The Importance of R&D to Innovation

  • Without R&D, companies can only improve incrementally — they cannot make disruptive advances
  • Countries and companies that invest heavily in R&D tend to lead in technology and market share
  • R&D creates high-value employment (researchers, engineers, designers) with multiplier effects in the economy
  • R&D is necessary to address existential challenges: climate change, resource scarcity, ageing populations — all require novel solutions

R&D Investment and Risk

  • R&D is expensive and uncertain — many projects fail to produce commercial products
  • Companies balance R&D investment against short-term profitability demands
  • Government grants and tax incentives (e.g. Australia’s R&D tax incentive) reduce private-sector R&D risk
  • Startups often rely on venture capital to fund R&D before revenue is generated

R&D and Speculative Design

Speculative design (explored further in Unit 4) uses design as a tool for imagining future scenarios — it is a form of R&D that explores long-horizon possibilities rather than immediate market needs.

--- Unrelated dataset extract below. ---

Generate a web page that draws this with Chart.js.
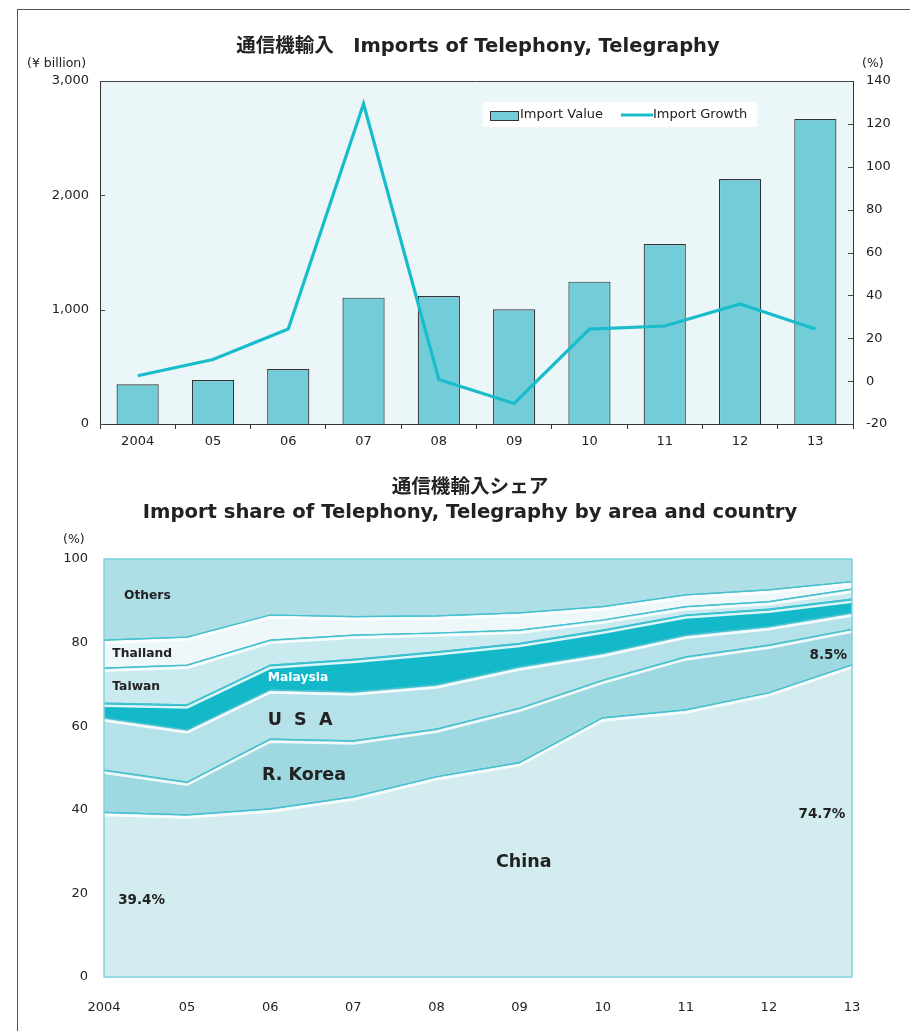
<!DOCTYPE html>
<html>
<head>
<meta charset="utf-8">
<title>Imports of Telephony, Telegraphy</title>
<script src="https://cdn.jsdelivr.net/npm/chart.js@4.4.1/dist/chart.umd.min.js"></script>
<style>
  html, body { margin: 0; padding: 0; background: #fff; }
  body { width: 910px; height: 1031px; position: relative; overflow: hidden; }
  #frame { position: absolute; left: 17px; top: 9px; width: 900px; height: 1030px;
           border-left: 1px solid #555; border-top: 1px solid #555; }
  #topBox { position: absolute; left: 0; top: 0; width: 910px; height: 460px; }
  #shareBox { position: absolute; left: 0; top: 460px; width: 910px; height: 571px; }
</style>
</head>
<body>
<div id="frame"></div>
<div id="topBox"><canvas id="importChart"></canvas></div>
<div id="shareBox"><canvas id="shareChart"></canvas></div>
<script>
// --- data ---
const years = ['2004', '05', '06', '07', '08', '09', '10', '11', '12', '13'];

// import value (¥ billion) and growth (%)
const importValue = [348, 385, 481, 1105, 1120, 1003, 1245, 1575, 2143, 2668];
const importGrowth = [2.5, 10.1, 24.3, 129.4, 0.8, -10.4, 24.3, 25.7, 36.0, 24.3];

// share by area / country (%), bottom to top
const chinaShare    = [39.4, 38.8, 40.2, 43.1, 47.9, 51.3, 62.0, 63.9, 68.0, 74.7];
const koreaShare    = [10.1, 7.8, 16.7, 13.4, 11.4, 13.0, 9.0, 12.7, 11.4, 8.5];
const usaShare      = [12.5, 12.5, 11.8, 11.7, 10.6, 9.9, 6.4, 5.2, 4.4, 3.9];
const malaysiaShare = [3.5, 6.0, 5.9, 7.8, 7.9, 5.6, 5.6, 4.8, 4.2, 3.3];
const taiwanShare   = [8.4, 9.5, 6.0, 5.8, 4.5, 3.2, 2.4, 2.0, 1.8, 2.4];
const thailandShare = [6.7, 6.7, 6.0, 4.4, 4.1, 4.1, 3.2, 2.8, 2.8, 1.8];
const othersShare   = [19.4, 18.7, 13.4, 13.8, 13.6, 12.9, 11.4, 8.6, 7.4, 5.4];

const topTitle = '通信機輸入　Imports of Telephony, Telegraphy';
const shareTitle1 = '通信機輸入シェア';
const shareTitle2 = 'Import share of Telephony, Telegraphy by area and country';

const tickFont = { family: "'DejaVu Sans', sans-serif", size: 13 };
const textColor = '#222';
const barColor = '#72cdd8';
const lineColor = '#19bccb';

// --- top chart: bars + growth line ---
const topDecor = {
    id: 'topDecor',
    beforeDraw(chart) {
        const { ctx, chartArea: a } = chart;
        ctx.save();
        ctx.fillStyle = '#eaf6f8';
        ctx.fillRect(a.left, a.top, a.right - a.left, a.bottom - a.top);
        ctx.restore();
    },
    afterDraw(chart) {
        const { ctx, chartArea: a } = chart;
        ctx.save();
        ctx.strokeStyle = '#444';
        ctx.lineWidth = 1;
        ctx.beginPath();
        ctx.moveTo(a.left, a.top + 0.5);
        ctx.lineTo(a.right, a.top + 0.5);
        ctx.stroke();

        // small inward tick marks on both value axes
        ['y', 'y1'].forEach(id => {
            const s = chart.scales[id];
            s.ticks.forEach(t => {
                const py = Math.round(s.getPixelForValue(t.value)) + 0.5;
                ctx.beginPath();
                if (id === 'y') { ctx.moveTo(a.left, py); ctx.lineTo(a.left + 5, py); }
                else { ctx.moveTo(a.right - 5, py); ctx.lineTo(a.right, py); }
                ctx.stroke();
            });
        });

        // title and units
        ctx.fillStyle = textColor;
        ctx.font = "bold 19.5px 'DejaVu Sans', 'Noto Sans CJK JP'";
        ctx.textAlign = 'center';
        ctx.textBaseline = 'middle';
        ctx.fillText(topTitle, 478, 47);
        ctx.font = "12.5px 'DejaVu Sans'";
        ctx.textAlign = 'left';
        ctx.fillText('(¥ billion)', 27, 64);
        ctx.fillText('(%)', 862, 64);

        // legend inside the plot
        const lx = a.left + 383, ly = a.top + 21;
        ctx.fillStyle = '#fff';
        ctx.fillRect(lx, ly, 274, 25);
        ctx.fillStyle = barColor;
        ctx.fillRect(lx + 7, ly + 9, 28, 9);
        ctx.strokeStyle = '#333';
        ctx.strokeRect(lx + 7.5, ly + 9.5, 28, 9);
        ctx.fillStyle = textColor;
        ctx.font = "13px 'DejaVu Sans'";
        ctx.fillText(chart.data.datasets[0].label, lx + 37, ly + 13);
        ctx.strokeStyle = lineColor;
        ctx.lineWidth = 3;
        ctx.beginPath();
        ctx.moveTo(lx + 138, ly + 13);
        ctx.lineTo(lx + 170, ly + 13);
        ctx.stroke();
        ctx.fillText(chart.data.datasets[1].label, lx + 170, ly + 13);
        ctx.restore();
    }
};

new Chart(document.getElementById('importChart'), {
    type: 'bar',
    data: {
        labels: years,
        datasets: [{
            type: 'bar',
            label: 'Import Value',
            data: importValue,
            backgroundColor: barColor,
            borderColor: '#333',
            borderWidth: 1.2,
            categoryPercentage: 1,
            barPercentage: 0.56,
            yAxisID: 'y',
            order: 1
        }, {
            type: 'line',
            label: 'Import Growth',
            data: importGrowth,
            borderColor: lineColor,
            borderWidth: 3.2,
            pointRadius: 0,
            tension: 0,
            yAxisID: 'y1',
            order: 0
        }]
    },
    options: {
        responsive: true,
        maintainAspectRatio: false,
        animation: false,
        layout: { padding: { top: 81, left: 0, right: 0, bottom: 0 } },
        plugins: { legend: { display: false }, tooltip: { enabled: false } },
        scales: {
            x: {
                offset: true,
                grid: { offset: true, drawOnChartArea: false, tickLength: 5, color: '#333' },
                border: { color: '#333' },
                ticks: { font: tickFont, color: textColor, padding: 5, maxRotation: 0 },
                afterFit: s => { s.height = 36; }
            },
            y: {
                position: 'left',
                min: 0, max: 3000,
                grid: { display: false, drawTicks: false },
                border: { color: '#333' },
                ticks: {
                    stepSize: 1000, font: tickFont, color: textColor, padding: 11,
                    callback: v => v.toLocaleString('en-US')
                },
                afterFit: s => { s.width = 100; }
            },
            y1: {
                position: 'right',
                min: -20, max: 140,
                grid: { display: false, drawTicks: false },
                border: { color: '#333' },
                ticks: { stepSize: 20, font: tickFont, color: textColor, padding: 13 },
                afterFit: s => { s.width = 57; }
            }
        }
    },
    plugins: [topDecor]
});

// --- bottom chart: stacked share areas ---
const areaNotes = [
    { text: 'Others',   x: 0.24, y: 91.2, size: 12.3, color: '#222', align: 'left' },
    { text: 'Thailand', x: 0.10, y: 77.3, size: 12.3, color: '#222', align: 'left' },
    { text: 'Taiwan',   x: 0.10, y: 69.5, size: 12.3, color: '#222', align: 'left' },
    { text: 'Malaysia', x: 1.97, y: 71.5, size: 12.3, color: '#fff', align: 'left' },
    { text: 'U  S  A',  x: 1.97, y: 61.3, size: 17.5, color: '#222', align: 'left' },
    { text: 'R. Korea', x: 1.90, y: 48.3, size: 17.5, color: '#222', align: 'left' },
    { text: 'China',    x: 5.05, y: 27.5, size: 17.5, color: '#222', align: 'center' },
    { text: '39.4%',    x: 0.17, y: 18.4, size: 13.5, color: '#222', align: 'left' },
    { text: '74.7%',    x: 8.92, y: 38.8, size: 13.5, color: '#222', align: 'right' },
    { text: '8.5%',     x: 8.94, y: 77.0, size: 13.5, color: '#222', align: 'right' }
];

const shareDecor = {
    id: 'shareDecor',
    afterDatasetsDraw(chart) {
        const { ctx, chartArea: a } = chart;
        const xs = chart.scales.x, ys = chart.scales.y;
        ctx.save();
        ctx.beginPath();
        ctx.rect(a.left, a.top, a.right - a.left, a.bottom - a.top);
        ctx.clip();
        // white highlight under each boundary (bevel look)
        for (let i = 0; i < chart.data.datasets.length - 1; i++) {
            const pts = chart.getDatasetMeta(i).data;
            ctx.strokeStyle = 'rgba(255,255,255,0.85)';
            ctx.lineWidth = 2.5;
            ctx.beginPath();
            pts.forEach((p, k) => {
                if (k === 0) ctx.moveTo(p.x, p.y + 2.6);
                else ctx.lineTo(p.x, p.y + 2.6);
            });
            ctx.stroke();
            ctx.strokeStyle = '#45c1cf';
            ctx.lineWidth = 1.2;
            ctx.beginPath();
            pts.forEach((p, k) => {
                if (k === 0) ctx.moveTo(p.x, p.y);
                else ctx.lineTo(p.x, p.y);
            });
            ctx.stroke();
        }
        ctx.restore();

        ctx.save();
        ctx.textBaseline = 'middle';
        areaNotes.forEach(n => {
            ctx.font = "bold " + n.size + "px 'DejaVu Sans'";
            ctx.fillStyle = n.color;
            ctx.textAlign = n.align;
            ctx.fillText(n.text, xs.getPixelForValue(n.x), ys.getPixelForValue(n.y));
        });
        ctx.restore();
    },
    afterDraw(chart) {
        const { ctx, chartArea: a } = chart;
        ctx.save();
        ctx.strokeStyle = '#7fd2dc';
        ctx.lineWidth = 1.5;
        ctx.strokeRect(a.left, a.top, a.right - a.left, a.bottom - a.top);
        ctx.fillStyle = textColor;
        ctx.textAlign = 'center';
        ctx.textBaseline = 'middle';
        ctx.font = "bold 19.6px 'DejaVu Sans', 'Noto Sans CJK JP'";
        ctx.fillText(shareTitle1, 470, 28);
        ctx.fillText(shareTitle2, 470, 53);
        ctx.font = "12.5px 'DejaVu Sans'";
        ctx.textAlign = 'left';
        ctx.fillText('(%)', 63, 80);
        ctx.restore();
    }
};

const areaSet = (label, data, color, fill) => ({
    label: label,
    data: data,
    backgroundColor: color,
    borderColor: '#45c1cf',
    borderWidth: 1.2,
    pointRadius: 0,
    tension: 0,
    fill: fill
});

new Chart(document.getElementById('shareChart'), {
    type: 'line',
    data: {
        labels: years,
        datasets: [
            areaSet('China', chinaShare, '#d3ecf0', 'origin'),
            areaSet('R. Korea', koreaShare, '#9ed8e0', '-1'),
            areaSet('USA', usaShare, '#b5e2e8', '-1'),
            areaSet('Malaysia', malaysiaShare, '#14b9c9', '-1'),
            areaSet('Taiwan', taiwanShare, '#c9eaef', '-1'),
            areaSet('Thailand', thailandShare, '#eef8fa', '-1'),
            areaSet('Others', othersShare, '#afdfe6', '-1')
        ]
    },
    options: {
        responsive: true,
        maintainAspectRatio: false,
        animation: false,
        layout: { padding: { top: 99, left: 0, right: 58, bottom: 0 } },
        plugins: { legend: { display: false }, tooltip: { enabled: false } },
        scales: {
            x: {
                grid: { display: false, drawTicks: false },
                border: { display: false },
                ticks: { font: tickFont, color: textColor, padding: 23, maxRotation: 0, autoSkip: false },
                afterFit: s => { s.height = 54; }
            },
            y: {
                stacked: true,
                min: 0, max: 100,
                grid: { display: false, drawTicks: false },
                border: { display: false },
                ticks: { stepSize: 20, font: tickFont, color: textColor, padding: 16 },
                afterFit: s => { s.width = 104; }
            }
        }
    },
    plugins: [shareDecor]
});
</script>
</body>
</html>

KEY TAKEAWAY: R&D is the engine of innovation. It converts scientific knowledge into commercial products, enables entrepreneurship, and builds the sustainable competitive advantages that allow companies to grow.

EXAM TIP: When discussing R&D’s importance, address: innovation outcomes, competitive advantage, entrepreneurial opportunity, and the inherent risk and cost. A one-dimensional answer will not achieve full marks.